Enforcement usually builds gradually. Councils and Trading Standards teams rely on intelligence, test purchases, inspection visits, product seizures, warnings, witness statements and, where the legal threshold is met, closure-order action through the courts.

  • Trading Standards inspections and follow-up visits
  • covert test purchases and underage-sales checks
  • seizure logs and evidence of concealed stock
  • closure-order applications when problems keep returning
  • costs or proceeds-of-crime action where the facts support it

The pattern matters because it shows repeat conduct, not just a one-off stock issue.

What illegal vapes can mean

Seized counterfeit disposable vape devices laid out on a plain grey evidence tray under flat overhead light.

The consumer-product rules are detailed, but the core point is simple: nicotine-containing e-cigarettes and refill containers must be properly notified and published by the MHRA before they are sold. Retailers should not rely on a supplier pitch alone.

  • nicotine strength no higher than 20mg/ml
  • e-cigarette tanks or devices limited to 2ml capacity where the rule applies
  • nicotine-containing refill containers limited to 10ml
  • required health warnings, labelling and information
  • child-resistant and tamper-evident packaging for nicotine-containing products
  • restrictions on certain ingredients
  • no sales to under-18s

A product can fail on more than one point at once, and it can be sold in a shop where other illegal tobacco or vape activity is also happening.

Why reopening does not reset the clock

The repeat-offender angle is visible in places such as Stoke, Reading and Southwark, where official sources describe premises reopening, rebranding or continuing under a new trading name after earlier enforcement.

That is why the shop sign matters less than the premises history. A new fascia does not wipe the underlying enforcement record. For the wider context, see our closure-order explainer.

Landlords are being pulled into the conversation

Landlords are also being told to pay attention. Official warnings in North Somerset and similar council actions elsewhere make clear that property owners can end up dealing with the consequences of persistent illegal use at a site.

For a broader picture of how enforcement pressure affects the high street, read The Death of High Street Vape Shops.

What adult vapers should take from this

Most vape shops are legal. The issue here is repeat illegal conduct at specific premises. Adult buyers should look for obvious red flags, buy from responsible retailers and report concerns through Trading Standards or a local council route if they see illegal activity.

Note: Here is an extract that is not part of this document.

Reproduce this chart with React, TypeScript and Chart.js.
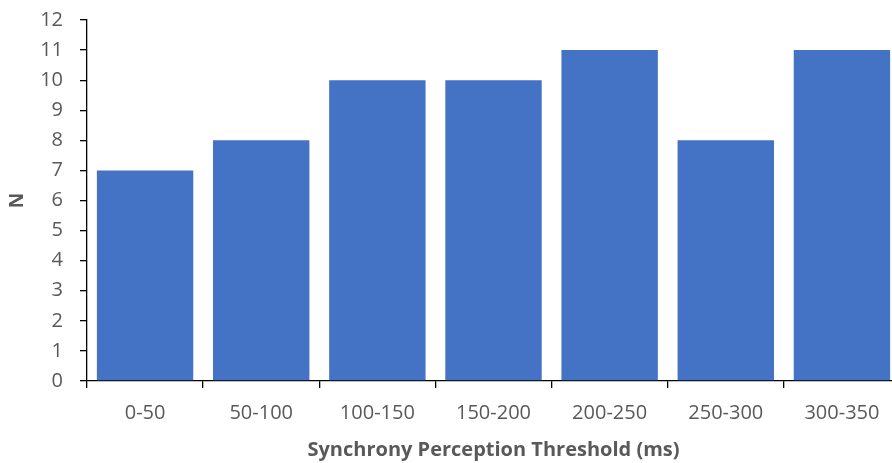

For the legal backdrop, our UK vape laws 2026 explainer covers the wider regulatory picture.

Sources

  • Stoke-on-Trent City Council
  • Reading Borough Council
  • Southwark Council
  • North Somerset Council
  • GOV.UK / MHRA consumer product guidance
  • GOV.UK single-use vapes ban guidance
  • Anti-Social Behaviour, Crime and Policing Act 2014 on legislation.gov.uk

This article is an informational explainer, not legal advice. Enforcement powers and routes vary across the UK, and each case depends on its own facts.